RE:Understand the UN!

Marc Comtois
I heartily recommend reading Andrew's aforementioned excellent and insightful piece, The UN: The World's Greatest Trade Association, that he wrote for Tech Central Station. Acccording to Andrew
The United Nations is the trade association for the world's executive branches -- the place where executive branches come together to promote their individual interests to one another, and to promote the expansion of executive authority in general....The trade association extends professional courtesy to its members -- its cardinal rule is not to step on the toes of another executive. Saddam Hussein violated this rule by invading Kuwait and displacing another executive. Hussein paid for this mistake; the UN stepped in to enforce discipline amongst its members.
Conversely, so long as an executive maintains power within a country the UN will stay out of the internal politics of that country. Call it a sort of professional courtesy among fellow rulers. I would add that the misunderstood concept of sovereignty lay behind the UN's non-interventionist political theory. This misconception, purposeful or not, has enabled the UN and other political entities to provide excuses for their lack of action in places like Venezuala and Zimbabwe. In the eyes of the UN, any who hold power in a region is a legitimate executive, thus sovereign, and thus a legitimate "state," subject to all the rights and priveleges of the International Community. This conflation of the concepts of executive power, whether legitimate or not, and legitimate sovereignty, has allowed the UN to call for diplomatic process, including sanctions, over substantive action.

Carlin Romano at the Chronicle of Higher Education wrote an illuminating article on the concept, and misconceptions, of sovereignty. In it, he mentioned the work of Alan Cranston (1914-2000), a four-term Democratic senator from California, who wrote an essay, The Sovereignty Revolution, that began
"It is worshiped like a god, and as little understood. It is the cause of untold strife and bloodshed. Genocide is perpetrated in its sacred name. It is at once a source of power and of power's abuse, of order and of anarchy. It can be noble and it can be shameful. It is sovereignty."
In the essay, Cranston laid out various definitions of sovereignty. The best definition, the one held by most in the United States, was that sovereignty was "the right of people to determine their own destinies."

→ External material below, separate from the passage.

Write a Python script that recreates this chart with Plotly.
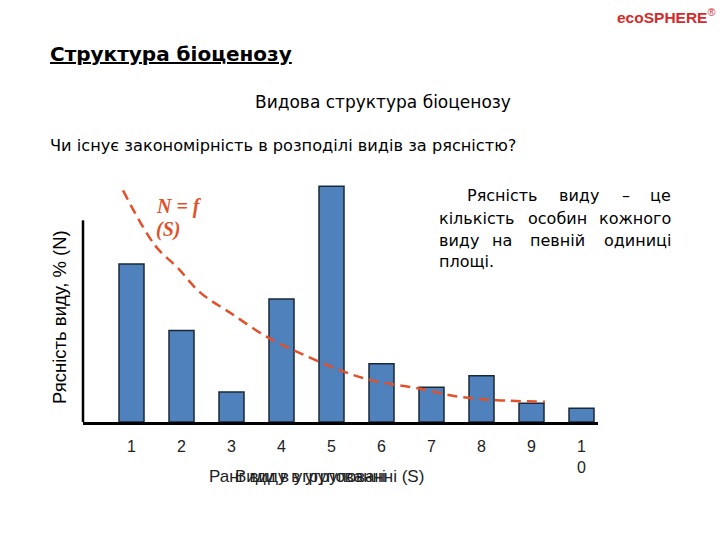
import plotly.graph_objects as go

# Data
ranks = [1, 2, 3, 4, 5, 6, 7, 8, 9, 10]
tick_labels = ["1", "2", "3", "4", "5", "6", "7", "8", "9", "1<br>0"]
abundance = [19.5, 11.3, 3.7, 15.2, 29.1, 7.2, 4.3, 5.7, 2.3, 1.7]
curve_x = [0.83, 1.47, 1.93, 2.37, 2.97, 3.71, 4.37, 5.17, 5.77, 6.77, 7.57, 8.31, 9.27]
curve_y = [28.6, 21.8, 19.0, 16.0, 13.5, 10.5, 8.5, 6.4, 5.2, 4.1, 3.1, 2.7, 2.5]

BODY_FONT = "DejaVu Sans"
RED = "#E2512A"

L, R, T, B = 83, 122, 179, 118
PW, PH = 720 - L - R, 540 - T - B

fig = go.Figure()
fig.add_trace(go.Bar(
    x=ranks, y=abundance, width=0.5,
    marker=dict(color="#4F81BD", line=dict(color="#1B2838", width=1.5)),
    showlegend=False, hoverinfo="skip",
))
fig.add_trace(go.Scatter(
    x=curve_x, y=curve_y, mode="lines", line_shape="spline",
    line=dict(color=RED, width=2.5, dash="10px,6px"),
    showlegend=False, hoverinfo="skip",
))

fig.update_layout(
    width=720, height=540,
    margin=dict(l=L, r=R, t=T, b=B),
    plot_bgcolor="white", paper_bgcolor="white",
    hovermode=False,
    xaxis=dict(range=[0.03, 10.33], tickvals=ranks, ticktext=tick_labels,
               showgrid=False, zeroline=False, showline=True, linecolor="black",
               linewidth=2.5, ticks="", tickfont=dict(family="Liberation Sans", size=16, color="#222"),
               ticklabelstandoff=8),
    yaxis=dict(range=[0, 30], showgrid=False, zeroline=False, showline=False,
               showticklabels=False, ticks=""),
)

# y axis line (shorter than plot area)
fig.add_shape(type="line", xref="paper", yref="y", x0=0, x1=0, y0=0, y1=24.9,
              line=dict(color="black", width=2.5))

ann = []
def txt(text, x, y, size, xanchor="left", yanchor="middle", color="black", family=BODY_FONT, angle=0):
    ann.append(dict(text=text, x=(x - L) / PW, y=(540 - B - y) / PH, xref="paper", yref="paper",
                    xanchor=xanchor, yanchor=yanchor, showarrow=False, textangle=angle,
                    font=dict(family=family, size=size, color=color)))

txt("<b>ecoSPHERE</b><sup>®</sup>", 717, 16, 15.5, xanchor="right", color="#D42A2A", family="Liberation Sans")
txt("<b><u>Структура біоценозу</u></b>", 48, 54, 20)
txt("Видова структура біоценозу", 383, 102, 17, xanchor="center")
txt("Чи існує закономірність в розподілі видів за рясністю?", 48, 145, 16.2)

# justified definition text
words = [
    ("Рясність", 465, 195, "left"), ("виду", 557, 195, "left"), ("–", 626, 195, "center"), ("це", 673, 195, "right"),
    ("кількість", 437, 218, "left"), ("особин", 526, 218, "left"), ("кожного", 673, 218, "right"),
    ("виду", 437, 240, "left"), ("на", 490, 240, "left"), ("певній", 528, 240, "left"), ("одиниці", 673, 240, "right"),
    ("площі.", 437, 261, "left"),
]
for w, x, y, a in words:
    txt(w, x, y, 16, xanchor=a)

txt("<b><i>N = f</i></b>", 154, 206, 20, family="Liberation Serif", color=RED)
txt("<b><i>(S)</i></b>", 154, 229, 20, family="Liberation Serif", color=RED)

txt("Рясність виду, % (N)", 59, 317, 18.5, xanchor="center", angle=-90, family="Liberation Sans")
txt("Ранг виду в угрупованні (S)", 207, 476, 17, family="Liberation Sans", color="#222")
txt("Види в угрупованні", 233, 476, 17, family="Liberation Sans", color="#222")

fig.update_layout(annotations=ann)
fig.write_html("out.html", config={"displayModeBar": False})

The other definition is both more cynical and less humanitarian. In short, it is the belief that sovereignty is the "absolute power of a government over its own territory and citizens." As such, sovereignty acts as "a shield against the intervention of other governments, nongovernmental organizations, and outside powers...a defense against outside intervention to stop extraordinarily unacceptable behavior by a government against its people..." Romano also cited the work of Dan Philpott, a Notre Dame political scientist who wrote that many believe "that simple presence within a geographical area presumptively places someone under a particular sovereignty." This seems to be the definition to which the United Nation ascribes.

To combine the two explantions (Andrew's and Romano's), the UN has conflated strong executive power with the idea of sovereignty. As such, according to the UN, any strong executive automatically holds sovereign power, which implies that said ruler wields such power legitimately. As such, so long as Saddam Hussein or Robert Mugabe commit murder within their sovereign borders, the UN is unable, conveniently, to do anything for fear of violating the sovereignty of a nation. As a result, the UN imposes toothless sanctions that it eventually subverts, to the monetary benefit of its member states. Of this, the UN Oil-for-Food program is the best example.